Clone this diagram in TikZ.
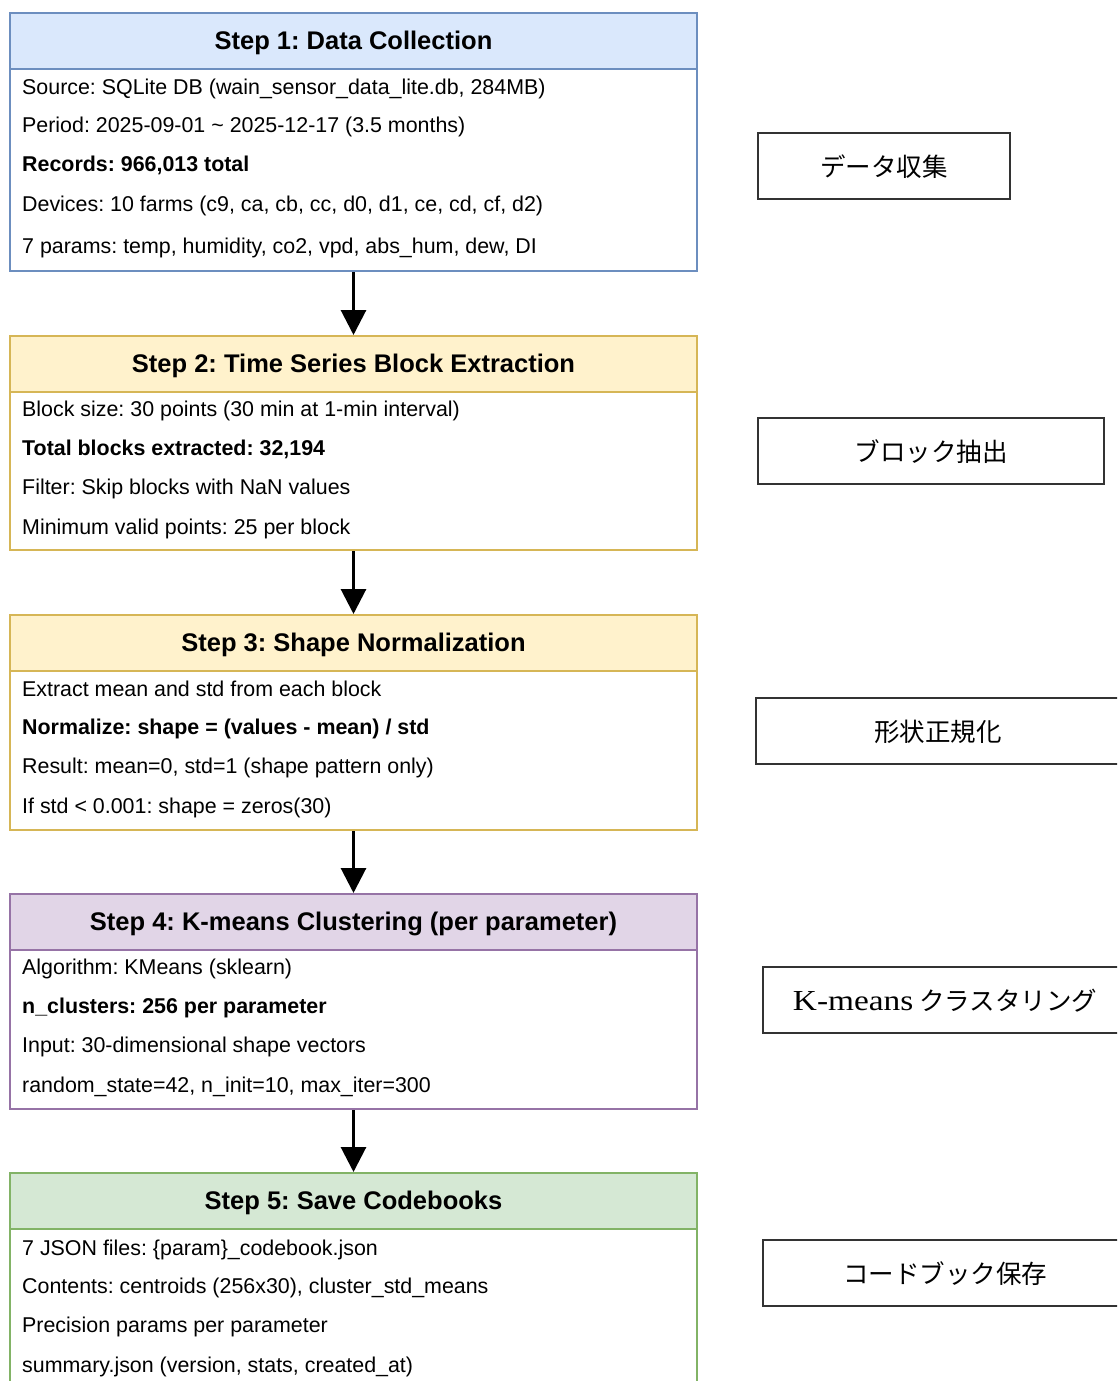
\documentclass[tikz,border=0pt]{standalone}
\usepackage{fontspec}
\setmainfont{Liberation Sans}
\newfontfamily\jpfont{Noto Sans CJK JP}
\newfontfamily\latinserif[FakeStretch=1.15]{Liberation Serif}
\usetikzlibrary{arrows.meta}
\frenchspacing

\definecolor{bluefill}{HTML}{DAE8FC}\definecolor{blueline}{HTML}{6C8EBF}
\definecolor{yelfill}{HTML}{FFF2CC}\definecolor{yelline}{HTML}{D6B656}
\definecolor{purfill}{HTML}{E1D5E7}\definecolor{purline}{HTML}{9673A6}
\definecolor{grnfill}{HTML}{D5E8D4}\definecolor{grnline}{HTML}{82B366}
\definecolor{labelline}{HTML}{333333}

\tikzset{
  stepbox/.style={draw, line width=2pt, fill=white, anchor=north west,
    minimum width=687pt, inner sep=0pt},
  headbox/.style={draw, line width=2pt, anchor=north west,
    minimum width=687pt, minimum height=56pt, inner sep=0pt},
  headtext/.style={font=\fontsize{25.5}{30}\selectfont\bfseries, inner sep=0pt, yshift=-2pt},
  bodytext/.style={font=\fontsize{21.4}{25}\selectfont, anchor=base west, inner sep=0pt},
  labelbox/.style={draw=labelline, line width=1.3pt, fill=white,
    minimum height=66pt, inner sep=0pt},
  labeltext/.style={font=\jpfont\fontsize{25.5}{30}\selectfont, yshift=-1pt},
  flow/.style={line width=3pt, -{Triangle[width=25pt,length=25pt]}},
}

\begin{document}
\begin{tikzpicture}[x=1pt,y=-1pt]
\useasboundingbox (0,0) rectangle (1117,1381);
\clip (0,0) rectangle (1117,1381);

% ---- Step 1 ----
\node[stepbox, draw=blueline, minimum height=258pt] (s1) at (9,12) {};
\node[headbox, draw=blueline, fill=bluefill] (h1) at (9,12) {};
\node[headtext] (t1) at (h1.center) {Step 1: Data Collection};
\node[bodytext] (b1a) at (22,95)  {Source: SQLite DB (wain\_sensor\_data\_lite.db, 284MB)};
\node[bodytext] (b1b) at (22,132) {Period: 2025-09-01 \textasciitilde{} 2025-12-17 (3.5 months)};
\node[bodytext] (b1c) at (22,171) {\bfseries Records: 966,013 total};
\node[bodytext] (b1d) at (22,211) {Devices: 10 farms (c9, ca, cb, cc, d0, d1, ce, cd, cf, d2)};
\node[bodytext] (b1e) at (22,253) {7 params: temp, humidity, co2, vpd, abs\_hum, dew, DI};

% ---- Step 2 ----
\node[stepbox, draw=yelline, minimum height=214pt] (s2) at (9,335) {};
\node[headbox, draw=yelline, fill=yelfill] (h2) at (9,335) {};
\node[headtext] (t2) at (h2.center) {Step 2: Time Series Block Extraction};
\node[bodytext] (b2a) at (22,416) {Block size: 30 points (30 min at 1-min interval)};
\node[bodytext] (b2b) at (22,455) {\bfseries Total blocks extracted: 32,194};
\node[bodytext] (b2c) at (22,494) {Filter: Skip blocks with NaN values};
\node[bodytext] (b2d) at (22,534) {Minimum valid points: 25 per block};

% ---- Step 3 ----
\node[stepbox, draw=yelline, minimum height=215pt] (s3) at (9,614) {};
\node[headbox, draw=yelline, fill=yelfill] (h3) at (9,614) {};
\node[headtext] (t3) at (h3.center) {Step 3: Shape Normalization};
\node[bodytext] (b3a) at (22,696) {Extract mean and std from each block};
\node[bodytext] (b3b) at (22,734) {\bfseries Normalize: shape = (values - mean) / std};
\node[bodytext] (b3c) at (22,773) {Result: mean=0, std=1 (shape pattern only)};
\node[bodytext] (b3d) at (22,813) {If std < 0.001: shape = zeros(30)};

% ---- Step 4 ----
\node[stepbox, draw=purline, minimum height=215pt] (s4) at (9,893) {};
\node[headbox, draw=purline, fill=purfill] (h4) at (9,893) {};
\node[headtext] (t4) at (h4.center) {Step 4: K-means Clustering (per parameter)};
\node[bodytext] (b4a) at (22,974)  {Algorithm: KMeans (sklearn)};
\node[bodytext] (b4b) at (22,1013) {\bfseries n\_clusters: 256 per parameter};
\node[bodytext] (b4c) at (22,1052) {Input: 30-dimensional shape vectors};
\node[bodytext] (b4d) at (22,1092) {random\_state=42, n\_init=10, max\_iter=300};

% ---- Step 5 ----
\node[stepbox, draw=grnline, minimum height=240pt] (s5) at (9,1172) {};
\node[headbox, draw=grnline, fill=grnfill] (h5) at (9,1172) {};
\node[headtext] (t5) at (h5.center) {Step 5: Save Codebooks};
\node[bodytext] (b5a) at (22,1255) {7 JSON files: \{param\}\_codebook.json};
\node[bodytext] (b5b) at (22,1293) {Contents: centroids (256x30), cluster\_std\_means};
\node[bodytext] (b5c) at (22,1332) {Precision params per parameter};
\node[bodytext] (b5d) at (22,1372) {summary.json (version, stats, created\_at)};

% ---- flow between steps ----
\draw[flow] (s1.south) -- (h2.north);
\draw[flow] (s2.south) -- (h3.north);
\draw[flow] (s3.south) -- (h4.north);
\draw[flow] (s4.south) -- (h5.north);

% ---- Japanese summary labels ----
\node[labelbox, minimum width=252pt] (j1) at (884,166) {};
\node[labeltext] (j1t) at (j1.center) {データ収集};
\node[labelbox, minimum width=346pt] (j2) at (931,451) {};
\node[labeltext] (j2t) at (j2.center) {ブロック抽出};
\node[labelbox, minimum width=364pt] (j3) at (938,731) {};
\node[labeltext] (j3t) at (j3.center) {形状正規化};
\node[labelbox, minimum width=364pt] (j4) at (945,1000) {};
\node[labeltext] (j4t) at (j4.center) {{\latinserif\fontsize{29}{32}\selectfont K-means} クラスタリング};
\node[labelbox, minimum width=364pt] (j5) at (945,1273) {};
\node[labeltext] (j5t) at (j5.center) {コードブック保存};
\end{tikzpicture}
\end{document}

◇ ◇ ◇ ◇ ◇

## WORK TO COMPLETE
Using the material above, return every line exactly as it appears, minus the pictures.

## EXERCISE RESPONSE
Clone this diagram in TikZ.
\documentclass[tikz,border=0pt]{standalone}
\usepackage{fontspec}
\setmainfont{Liberation Sans}
\newfontfamily\jpfont{Noto Sans CJK JP}
\newfontfamily\latinserif[FakeStretch=1.15]{Liberation Serif}
\usetikzlibrary{arrows.meta}
\frenchspacing

\definecolor{bluefill}{HTML}{DAE8FC}\definecolor{blueline}{HTML}{6C8EBF}
\definecolor{yelfill}{HTML}{FFF2CC}\definecolor{yelline}{HTML}{D6B656}
\definecolor{purfill}{HTML}{E1D5E7}\definecolor{purline}{HTML}{9673A6}
\definecolor{grnfill}{HTML}{D5E8D4}\definecolor{grnline}{HTML}{82B366}
\definecolor{labelline}{HTML}{333333}

\tikzset{
  stepbox/.style={draw, line width=2pt, fill=white, anchor=north west,
    minimum width=687pt, inner sep=0pt},
  headbox/.style={draw, line width=2pt, anchor=north west,
    minimum width=687pt, minimum height=56pt, inner sep=0pt},
  headtext/.style={font=\fontsize{25.5}{30}\selectfont\bfseries, inner sep=0pt, yshift=-2pt},
  bodytext/.style={font=\fontsize{21.4}{25}\selectfont, anchor=base west, inner sep=0pt},
  labelbox/.style={draw=labelline, line width=1.3pt, fill=white,
    minimum height=66pt, inner sep=0pt},
  labeltext/.style={font=\jpfont\fontsize{25.5}{30}\selectfont, yshift=-1pt},
  flow/.style={line width=3pt, -{Triangle[width=25pt,length=25pt]}},
}

\begin{document}
\begin{tikzpicture}[x=1pt,y=-1pt]
\useasboundingbox (0,0) rectangle (1117,1381);
\clip (0,0) rectangle (1117,1381);

% ---- Step 1 ----
\node[stepbox, draw=blueline, minimum height=258pt] (s1) at (9,12) {};
\node[headbox, draw=blueline, fill=bluefill] (h1) at (9,12) {};
\node[headtext] (t1) at (h1.center) {Step 1: Data Collection};
\node[bodytext] (b1a) at (22,95)  {Source: SQLite DB (wain\_sensor\_data\_lite.db, 284MB)};
\node[bodytext] (b1b) at (22,132) {Period: 2025-09-01 \textasciitilde{} 2025-12-17 (3.5 months)};
\node[bodytext] (b1c) at (22,171) {\bfseries Records: 966,013 total};
\node[bodytext] (b1d) at (22,211) {Devices: 10 farms (c9, ca, cb, cc, d0, d1, ce, cd, cf, d2)};
\node[bodytext] (b1e) at (22,253) {7 params: temp, humidity, co2, vpd, abs\_hum, dew, DI};

% ---- Step 2 ----
\node[stepbox, draw=yelline, minimum height=214pt] (s2) at (9,335) {};
\node[headbox, draw=yelline, fill=yelfill] (h2) at (9,335) {};
\node[headtext] (t2) at (h2.center) {Step 2: Time Series Block Extraction};
\node[bodytext] (b2a) at (22,416) {Block size: 30 points (30 min at 1-min interval)};
\node[bodytext] (b2b) at (22,455) {\bfseries Total blocks extracted: 32,194};
\node[bodytext] (b2c) at (22,494) {Filter: Skip blocks with NaN values};
\node[bodytext] (b2d) at (22,534) {Minimum valid points: 25 per block};

% ---- Step 3 ----
\node[stepbox, draw=yelline, minimum height=215pt] (s3) at (9,614) {};
\node[headbox, draw=yelline, fill=yelfill] (h3) at (9,614) {};
\node[headtext] (t3) at (h3.center) {Step 3: Shape Normalization};
\node[bodytext] (b3a) at (22,696) {Extract mean and std from each block};
\node[bodytext] (b3b) at (22,734) {\bfseries Normalize: shape = (values - mean) / std};
\node[bodytext] (b3c) at (22,773) {Result: mean=0, std=1 (shape pattern only)};
\node[bodytext] (b3d) at (22,813) {If std < 0.001: shape = zeros(30)};

% ---- Step 4 ----
\node[stepbox, draw=purline, minimum height=215pt] (s4) at (9,893) {};
\node[headbox, draw=purline, fill=purfill] (h4) at (9,893) {};
\node[headtext] (t4) at (h4.center) {Step 4: K-means Clustering (per parameter)};
\node[bodytext] (b4a) at (22,974)  {Algorithm: KMeans (sklearn)};
\node[bodytext] (b4b) at (22,1013) {\bfseries n\_clusters: 256 per parameter};
\node[bodytext] (b4c) at (22,1052) {Input: 30-dimensional shape vectors};
\node[bodytext] (b4d) at (22,1092) {random\_state=42, n\_init=10, max\_iter=300};

% ---- Step 5 ----
\node[stepbox, draw=grnline, minimum height=240pt] (s5) at (9,1172) {};
\node[headbox, draw=grnline, fill=grnfill] (h5) at (9,1172) {};
\node[headtext] (t5) at (h5.center) {Step 5: Save Codebooks};
\node[bodytext] (b5a) at (22,1255) {7 JSON files: \{param\}\_codebook.json};
\node[bodytext] (b5b) at (22,1293) {Contents: centroids (256x30), cluster\_std\_means};
\node[bodytext] (b5c) at (22,1332) {Precision params per parameter};
\node[bodytext] (b5d) at (22,1372) {summary.json (version, stats, created\_at)};

% ---- flow between steps ----
\draw[flow] (s1.south) -- (h2.north);
\draw[flow] (s2.south) -- (h3.north);
\draw[flow] (s3.south) -- (h4.north);
\draw[flow] (s4.south) -- (h5.north);

% ---- Japanese summary labels ----
\node[labelbox, minimum width=252pt] (j1) at (884,166) {};
\node[labeltext] (j1t) at (j1.center) {データ収集};
\node[labelbox, minimum width=346pt] (j2) at (931,451) {};
\node[labeltext] (j2t) at (j2.center) {ブロック抽出};
\node[labelbox, minimum width=364pt] (j3) at (938,731) {};
\node[labeltext] (j3t) at (j3.center) {形状正規化};
\node[labelbox, minimum width=364pt] (j4) at (945,1000) {};
\node[labeltext] (j4t) at (j4.center) {{\latinserif\fontsize{29}{32}\selectfont K-means} クラスタリング};
\node[labelbox, minimum width=364pt] (j5) at (945,1273) {};
\node[labeltext] (j5t) at (j5.center) {コードブック保存};
\end{tikzpicture}
\end{document}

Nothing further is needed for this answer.